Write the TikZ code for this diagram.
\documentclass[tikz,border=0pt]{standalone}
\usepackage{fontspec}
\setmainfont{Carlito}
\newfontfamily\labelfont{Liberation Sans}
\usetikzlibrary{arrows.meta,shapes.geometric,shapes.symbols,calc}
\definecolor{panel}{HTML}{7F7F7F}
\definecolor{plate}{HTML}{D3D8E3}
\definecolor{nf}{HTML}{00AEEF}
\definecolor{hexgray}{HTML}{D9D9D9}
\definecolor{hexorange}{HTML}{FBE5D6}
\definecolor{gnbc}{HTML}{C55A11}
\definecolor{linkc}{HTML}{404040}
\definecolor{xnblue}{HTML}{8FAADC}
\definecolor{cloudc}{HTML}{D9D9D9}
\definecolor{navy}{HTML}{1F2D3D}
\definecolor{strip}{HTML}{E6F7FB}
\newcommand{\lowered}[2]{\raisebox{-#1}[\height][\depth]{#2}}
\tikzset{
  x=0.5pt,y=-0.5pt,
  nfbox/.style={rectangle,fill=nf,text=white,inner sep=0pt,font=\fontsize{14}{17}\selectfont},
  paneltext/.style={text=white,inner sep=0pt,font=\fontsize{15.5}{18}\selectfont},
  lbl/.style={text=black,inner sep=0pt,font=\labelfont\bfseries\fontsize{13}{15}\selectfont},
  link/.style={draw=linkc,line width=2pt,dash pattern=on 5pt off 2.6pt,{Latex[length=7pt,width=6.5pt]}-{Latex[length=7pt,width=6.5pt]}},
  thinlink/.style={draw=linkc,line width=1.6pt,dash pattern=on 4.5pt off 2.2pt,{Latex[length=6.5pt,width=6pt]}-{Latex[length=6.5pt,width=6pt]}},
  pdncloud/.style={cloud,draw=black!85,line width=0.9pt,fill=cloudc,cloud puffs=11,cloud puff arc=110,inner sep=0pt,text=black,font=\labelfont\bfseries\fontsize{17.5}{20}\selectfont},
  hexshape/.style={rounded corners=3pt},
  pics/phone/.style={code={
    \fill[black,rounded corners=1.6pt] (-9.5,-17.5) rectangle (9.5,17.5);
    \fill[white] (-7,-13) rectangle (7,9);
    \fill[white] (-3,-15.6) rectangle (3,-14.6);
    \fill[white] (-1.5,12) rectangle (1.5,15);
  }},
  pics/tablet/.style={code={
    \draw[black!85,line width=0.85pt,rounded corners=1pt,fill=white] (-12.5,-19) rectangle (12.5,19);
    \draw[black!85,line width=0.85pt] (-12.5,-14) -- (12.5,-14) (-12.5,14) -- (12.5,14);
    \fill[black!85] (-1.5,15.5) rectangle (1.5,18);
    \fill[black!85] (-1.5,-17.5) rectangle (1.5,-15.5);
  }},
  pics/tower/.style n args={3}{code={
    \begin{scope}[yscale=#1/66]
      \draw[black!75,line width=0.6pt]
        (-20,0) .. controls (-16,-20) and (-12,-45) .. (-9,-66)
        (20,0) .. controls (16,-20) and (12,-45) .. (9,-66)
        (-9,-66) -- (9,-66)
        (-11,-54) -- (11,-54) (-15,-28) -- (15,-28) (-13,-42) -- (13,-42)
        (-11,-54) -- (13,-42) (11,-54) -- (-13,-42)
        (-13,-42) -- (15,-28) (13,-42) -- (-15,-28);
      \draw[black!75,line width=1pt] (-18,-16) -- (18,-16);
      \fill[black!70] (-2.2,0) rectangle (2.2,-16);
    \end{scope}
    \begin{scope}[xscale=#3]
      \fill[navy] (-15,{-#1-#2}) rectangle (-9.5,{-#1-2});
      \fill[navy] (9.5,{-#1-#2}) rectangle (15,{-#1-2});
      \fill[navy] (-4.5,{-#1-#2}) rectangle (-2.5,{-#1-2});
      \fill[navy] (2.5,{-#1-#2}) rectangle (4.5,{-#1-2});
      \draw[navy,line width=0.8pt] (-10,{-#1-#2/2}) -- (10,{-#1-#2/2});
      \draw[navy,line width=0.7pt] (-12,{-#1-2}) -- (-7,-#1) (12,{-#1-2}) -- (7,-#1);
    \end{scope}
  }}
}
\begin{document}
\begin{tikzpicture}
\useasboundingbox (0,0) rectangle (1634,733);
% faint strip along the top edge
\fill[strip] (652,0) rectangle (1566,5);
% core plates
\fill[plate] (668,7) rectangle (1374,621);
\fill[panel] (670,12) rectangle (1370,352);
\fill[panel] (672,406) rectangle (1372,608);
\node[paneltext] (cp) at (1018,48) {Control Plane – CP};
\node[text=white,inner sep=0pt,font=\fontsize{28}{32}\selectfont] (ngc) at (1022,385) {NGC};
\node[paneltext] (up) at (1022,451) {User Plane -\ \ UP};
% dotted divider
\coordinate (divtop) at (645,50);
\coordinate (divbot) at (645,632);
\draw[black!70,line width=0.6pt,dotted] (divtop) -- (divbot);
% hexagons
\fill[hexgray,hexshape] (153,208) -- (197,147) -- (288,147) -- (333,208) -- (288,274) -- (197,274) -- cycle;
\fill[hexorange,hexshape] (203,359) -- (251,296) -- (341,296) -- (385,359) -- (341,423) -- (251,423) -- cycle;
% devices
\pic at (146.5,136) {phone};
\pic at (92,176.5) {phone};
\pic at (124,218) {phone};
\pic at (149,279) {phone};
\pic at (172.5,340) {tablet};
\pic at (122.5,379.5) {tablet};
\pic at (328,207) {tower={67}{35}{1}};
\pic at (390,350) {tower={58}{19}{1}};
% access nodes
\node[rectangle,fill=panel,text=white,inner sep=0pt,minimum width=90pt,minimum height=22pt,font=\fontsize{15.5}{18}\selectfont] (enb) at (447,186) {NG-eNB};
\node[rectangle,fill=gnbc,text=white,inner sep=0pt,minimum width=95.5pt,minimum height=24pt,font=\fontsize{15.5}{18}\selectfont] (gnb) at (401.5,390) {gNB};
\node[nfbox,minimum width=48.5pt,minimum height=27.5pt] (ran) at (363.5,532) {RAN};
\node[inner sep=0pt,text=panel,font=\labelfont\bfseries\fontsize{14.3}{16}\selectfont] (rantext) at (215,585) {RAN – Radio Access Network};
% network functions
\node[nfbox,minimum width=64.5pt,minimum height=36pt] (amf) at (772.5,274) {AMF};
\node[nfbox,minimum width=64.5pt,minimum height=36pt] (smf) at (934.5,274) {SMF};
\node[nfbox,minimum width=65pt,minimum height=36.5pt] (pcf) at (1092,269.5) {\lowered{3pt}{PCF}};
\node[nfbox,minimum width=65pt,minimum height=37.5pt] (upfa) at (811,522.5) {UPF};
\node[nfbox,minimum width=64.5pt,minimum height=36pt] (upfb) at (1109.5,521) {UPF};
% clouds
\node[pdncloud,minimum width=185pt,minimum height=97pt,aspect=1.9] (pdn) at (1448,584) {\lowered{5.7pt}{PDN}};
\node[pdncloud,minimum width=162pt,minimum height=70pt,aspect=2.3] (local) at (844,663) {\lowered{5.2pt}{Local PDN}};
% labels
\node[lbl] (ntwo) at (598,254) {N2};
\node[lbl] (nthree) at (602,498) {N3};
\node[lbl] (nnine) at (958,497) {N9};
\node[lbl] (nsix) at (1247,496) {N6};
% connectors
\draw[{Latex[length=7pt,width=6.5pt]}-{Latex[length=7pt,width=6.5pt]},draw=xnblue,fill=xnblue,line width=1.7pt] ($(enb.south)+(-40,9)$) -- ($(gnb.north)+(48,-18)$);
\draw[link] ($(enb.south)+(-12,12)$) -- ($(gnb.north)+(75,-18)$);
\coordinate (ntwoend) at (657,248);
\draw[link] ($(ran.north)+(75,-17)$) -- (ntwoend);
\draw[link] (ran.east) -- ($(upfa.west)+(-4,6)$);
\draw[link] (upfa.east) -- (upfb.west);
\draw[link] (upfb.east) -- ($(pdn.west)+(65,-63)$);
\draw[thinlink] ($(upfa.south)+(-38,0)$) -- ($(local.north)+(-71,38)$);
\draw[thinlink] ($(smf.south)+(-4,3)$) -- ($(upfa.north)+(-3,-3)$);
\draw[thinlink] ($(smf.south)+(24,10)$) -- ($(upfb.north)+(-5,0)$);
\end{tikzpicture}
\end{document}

****************

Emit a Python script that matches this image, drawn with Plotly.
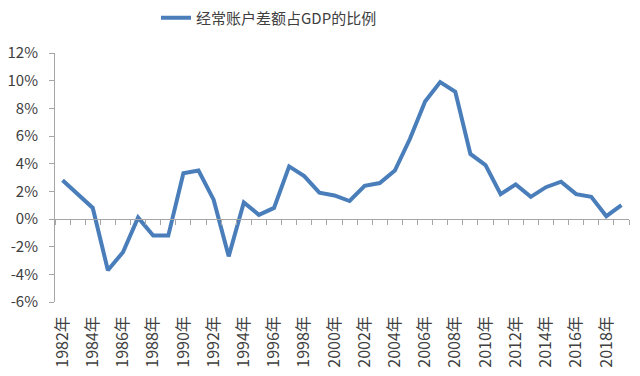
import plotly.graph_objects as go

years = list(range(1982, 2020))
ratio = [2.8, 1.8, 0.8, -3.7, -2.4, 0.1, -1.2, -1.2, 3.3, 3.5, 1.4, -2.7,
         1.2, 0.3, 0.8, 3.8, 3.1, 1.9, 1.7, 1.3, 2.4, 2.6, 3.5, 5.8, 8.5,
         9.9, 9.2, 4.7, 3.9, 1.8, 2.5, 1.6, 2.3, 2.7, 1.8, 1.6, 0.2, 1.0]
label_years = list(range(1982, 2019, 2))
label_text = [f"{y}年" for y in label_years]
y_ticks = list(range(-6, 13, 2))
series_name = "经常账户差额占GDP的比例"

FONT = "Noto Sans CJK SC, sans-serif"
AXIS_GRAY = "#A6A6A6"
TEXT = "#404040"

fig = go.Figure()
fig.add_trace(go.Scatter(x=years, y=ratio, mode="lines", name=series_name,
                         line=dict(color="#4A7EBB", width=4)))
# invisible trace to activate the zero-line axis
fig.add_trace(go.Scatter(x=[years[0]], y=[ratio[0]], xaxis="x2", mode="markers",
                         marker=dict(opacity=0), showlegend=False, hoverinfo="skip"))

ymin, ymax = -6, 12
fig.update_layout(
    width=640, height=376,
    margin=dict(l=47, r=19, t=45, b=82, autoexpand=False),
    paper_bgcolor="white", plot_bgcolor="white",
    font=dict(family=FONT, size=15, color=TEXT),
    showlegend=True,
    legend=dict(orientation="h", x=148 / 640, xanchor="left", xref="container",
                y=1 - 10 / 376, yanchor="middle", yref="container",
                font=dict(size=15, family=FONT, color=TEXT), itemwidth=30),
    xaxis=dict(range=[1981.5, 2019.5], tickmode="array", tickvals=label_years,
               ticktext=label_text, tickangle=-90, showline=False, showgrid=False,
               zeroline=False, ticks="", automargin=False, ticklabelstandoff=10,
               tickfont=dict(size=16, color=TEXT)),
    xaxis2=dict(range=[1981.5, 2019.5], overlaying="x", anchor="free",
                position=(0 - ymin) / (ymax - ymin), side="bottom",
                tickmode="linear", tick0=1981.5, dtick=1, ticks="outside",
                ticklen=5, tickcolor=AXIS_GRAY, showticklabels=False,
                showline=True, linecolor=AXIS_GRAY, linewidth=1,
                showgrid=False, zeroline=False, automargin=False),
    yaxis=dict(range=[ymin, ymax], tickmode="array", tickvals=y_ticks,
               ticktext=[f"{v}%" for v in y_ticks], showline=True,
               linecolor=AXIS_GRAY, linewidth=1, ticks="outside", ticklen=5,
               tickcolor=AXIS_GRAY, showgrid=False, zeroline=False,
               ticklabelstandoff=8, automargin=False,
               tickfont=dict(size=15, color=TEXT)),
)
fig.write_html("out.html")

****************

WHAT TO WORK ON - How many of these lines contain "code"? Write only the number.

SOLUTION FOR THIS EXERCISE - 4